In the opening session, Prof. Kazuo Yamamoto, President of AIT, remarked that this workshop is a platform to foster a comprehensive understanding of current research and evaluation of plastic pollution to contribute to sustainable decision-making and policy development. 

Prof. Kazuo Yamamoto
Prof. Kazuo Yamamoto
Mr. Wijarn Simachaya
Mr. Wijarn Simachaya

Mr. Wijarn Simachaya, President, Thailand Environment Institute reiterated that plastic was invented to make our lives convenient, however, overconsumption and mismanagement of plastics and single-use are causing environmental problems. Thailand has been developing a roadmap and action plan for plastic pollution management to prevent single-use plastic. He called for urgent action to tackle plastic pollution.

Ms. Tomoe Kotani, Deputy Director, Division of Global Environment, Ministry of Foreign Affairs of Japan emphasized that actions and incorporation need to happen at all levels of government and every section in the region. She continued that the Government of Japan is committed to acting in collaboration with UNEP supporting initiatives from local, national, regional, and multi-cooperative action to reduce plastic pollution.

Ms. Tomoe Kotani
Ms. Tomoe Kotani
Dr. Mushtaq Memon
Dr. Mushtaq Memon

Dr. Mushtaq Memon, Regional Coordinator for Chemicals and Pollution Action at UNEP, emphasized the significance of careful consideration of required actions, looking at impacts on various groups of communities and sectors. He addressed that equity should be addressed during the consideration of actions by looking at all the levels of impacts on vulnerable groups and different stakeholders with lenses of genders, children and youth, and poverty. He also reminded us that the fundamental of reducing plastic pollution is to reduce production upstream and control the mismanagement of plastics downstream. 

Discussion

The discussions in the workshop highlighted key areas of improvement in the aim of reducing plastic pollution: consideration of full lifecycle Extended Producer Responsibility, involvement of informal sectors, advocacy and behavioral change communications especially for youth and children and key leaders in communities, institutionalized data collection and analysis, proactive engagement for regulations by the national government and policymakers, and policy evaluation based on unified approaches. 
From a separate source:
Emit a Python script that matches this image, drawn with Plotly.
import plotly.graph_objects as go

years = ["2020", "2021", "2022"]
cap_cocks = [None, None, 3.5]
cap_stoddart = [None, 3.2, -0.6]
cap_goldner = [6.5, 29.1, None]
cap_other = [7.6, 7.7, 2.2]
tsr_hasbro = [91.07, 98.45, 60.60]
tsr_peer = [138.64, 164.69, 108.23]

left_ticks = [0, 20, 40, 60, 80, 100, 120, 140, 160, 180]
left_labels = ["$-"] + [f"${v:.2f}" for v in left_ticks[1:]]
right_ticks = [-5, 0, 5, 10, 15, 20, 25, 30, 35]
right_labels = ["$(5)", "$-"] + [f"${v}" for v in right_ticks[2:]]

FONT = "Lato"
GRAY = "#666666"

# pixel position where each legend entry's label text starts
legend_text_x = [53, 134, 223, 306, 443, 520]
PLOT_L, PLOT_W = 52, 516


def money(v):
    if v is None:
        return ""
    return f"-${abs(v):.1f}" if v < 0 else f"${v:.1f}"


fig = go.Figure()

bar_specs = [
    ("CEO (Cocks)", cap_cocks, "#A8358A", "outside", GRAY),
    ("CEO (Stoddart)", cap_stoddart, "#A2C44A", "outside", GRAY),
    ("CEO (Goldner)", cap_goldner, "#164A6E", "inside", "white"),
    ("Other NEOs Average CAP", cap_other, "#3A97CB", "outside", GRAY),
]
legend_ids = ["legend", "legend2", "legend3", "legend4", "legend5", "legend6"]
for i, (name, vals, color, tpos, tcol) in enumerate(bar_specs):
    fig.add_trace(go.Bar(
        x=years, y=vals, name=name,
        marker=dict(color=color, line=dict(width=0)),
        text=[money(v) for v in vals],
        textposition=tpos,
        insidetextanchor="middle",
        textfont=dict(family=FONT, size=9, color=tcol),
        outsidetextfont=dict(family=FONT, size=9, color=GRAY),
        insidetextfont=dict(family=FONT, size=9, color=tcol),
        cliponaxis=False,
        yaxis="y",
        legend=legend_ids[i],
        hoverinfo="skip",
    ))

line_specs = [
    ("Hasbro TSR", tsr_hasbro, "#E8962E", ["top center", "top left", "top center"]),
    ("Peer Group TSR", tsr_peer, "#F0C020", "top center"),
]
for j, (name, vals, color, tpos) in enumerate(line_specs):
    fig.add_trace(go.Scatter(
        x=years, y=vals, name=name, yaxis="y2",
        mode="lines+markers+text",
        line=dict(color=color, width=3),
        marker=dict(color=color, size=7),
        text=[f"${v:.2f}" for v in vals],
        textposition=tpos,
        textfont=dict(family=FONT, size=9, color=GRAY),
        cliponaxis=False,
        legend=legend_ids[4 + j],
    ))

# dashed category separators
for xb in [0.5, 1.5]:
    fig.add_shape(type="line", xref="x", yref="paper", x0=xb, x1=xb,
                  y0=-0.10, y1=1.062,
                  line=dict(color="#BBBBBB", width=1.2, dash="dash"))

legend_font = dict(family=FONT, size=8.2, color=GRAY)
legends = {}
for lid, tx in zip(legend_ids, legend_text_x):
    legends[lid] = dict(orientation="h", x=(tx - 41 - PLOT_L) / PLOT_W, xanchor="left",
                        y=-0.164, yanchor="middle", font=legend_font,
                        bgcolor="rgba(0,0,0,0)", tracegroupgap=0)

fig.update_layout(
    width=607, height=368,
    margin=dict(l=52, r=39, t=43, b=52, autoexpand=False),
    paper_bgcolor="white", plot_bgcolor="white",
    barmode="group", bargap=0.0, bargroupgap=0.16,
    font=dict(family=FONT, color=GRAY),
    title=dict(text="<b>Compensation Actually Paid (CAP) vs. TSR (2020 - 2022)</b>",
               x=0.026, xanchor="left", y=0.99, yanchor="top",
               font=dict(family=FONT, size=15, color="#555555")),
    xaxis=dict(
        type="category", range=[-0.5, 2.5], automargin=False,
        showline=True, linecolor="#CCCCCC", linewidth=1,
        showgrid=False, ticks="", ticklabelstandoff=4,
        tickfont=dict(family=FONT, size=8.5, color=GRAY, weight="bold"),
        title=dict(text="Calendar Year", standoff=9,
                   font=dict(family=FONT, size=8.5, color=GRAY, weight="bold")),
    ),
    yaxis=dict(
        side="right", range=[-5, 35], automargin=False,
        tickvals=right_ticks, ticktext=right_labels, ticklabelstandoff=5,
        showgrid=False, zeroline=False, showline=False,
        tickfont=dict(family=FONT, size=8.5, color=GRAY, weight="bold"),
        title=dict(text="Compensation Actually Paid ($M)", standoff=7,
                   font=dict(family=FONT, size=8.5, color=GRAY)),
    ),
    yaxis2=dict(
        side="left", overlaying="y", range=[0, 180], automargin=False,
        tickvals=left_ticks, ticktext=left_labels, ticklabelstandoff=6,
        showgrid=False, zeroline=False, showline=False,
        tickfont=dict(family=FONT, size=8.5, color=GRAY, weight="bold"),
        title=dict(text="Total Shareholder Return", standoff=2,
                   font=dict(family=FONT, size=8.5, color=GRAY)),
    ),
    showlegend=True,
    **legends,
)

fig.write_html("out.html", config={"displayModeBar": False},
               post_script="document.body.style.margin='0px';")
Group photo of the workshop

Background  

Plastic pollution has emerged as a formidable threat to global health, ecosystems, and economies, necessitating immediate and decisive action. The surge in plastic production, from a mere 2 million tonnes in 1950 to a staggering 460 million tonnes in 2019, has led to an overwhelming accumulation of waste, particularly in marine environments. Approximately 7 billion tons of the 9.5 billion tons produced in this period have been discarded, with single-use plastics constituting up to half of the annual production. The oceans bear the brunt of this crisis, currently holding between 75 and 199 million tons of plastic waste, with an additional 33 billion pounds added each year. This situation is exacerbated by the lifecycle of plastics, encompassing extraction, design, consumption, and disposal practices, all contributing to the broader triple planetary crisis of climate disruption, biodiversity loss, and pollution. 

Addressing this crisis requires a nuanced understanding of the costs associated with both action and inaction in the report “The Cost of Inaction” by UNEP. The report aligns with the vision of the 2012 United Nations Secretary-General’s High-Level Panel on Global Sustainability, advocating for a transparent evaluation of the economic, social, and environmental implications of sustainable development initiatives. The urgency of the situation is underscored by the UN Secretary-General’s call for ambitious action to tackle the triple planetary crisis. Despite ongoing research and advancements in understanding the impacts of plastic pollution, including the pervasive issue of microplastics, many effects remain unquantified and disproportionately affect vulnerable populations. The complexity of impact assessment, coupled with the urgency of the situation, necessitates immediate decision-making based on the best available data, recognizing that the full extent of plastic pollution’s consequences may never be fully quantified.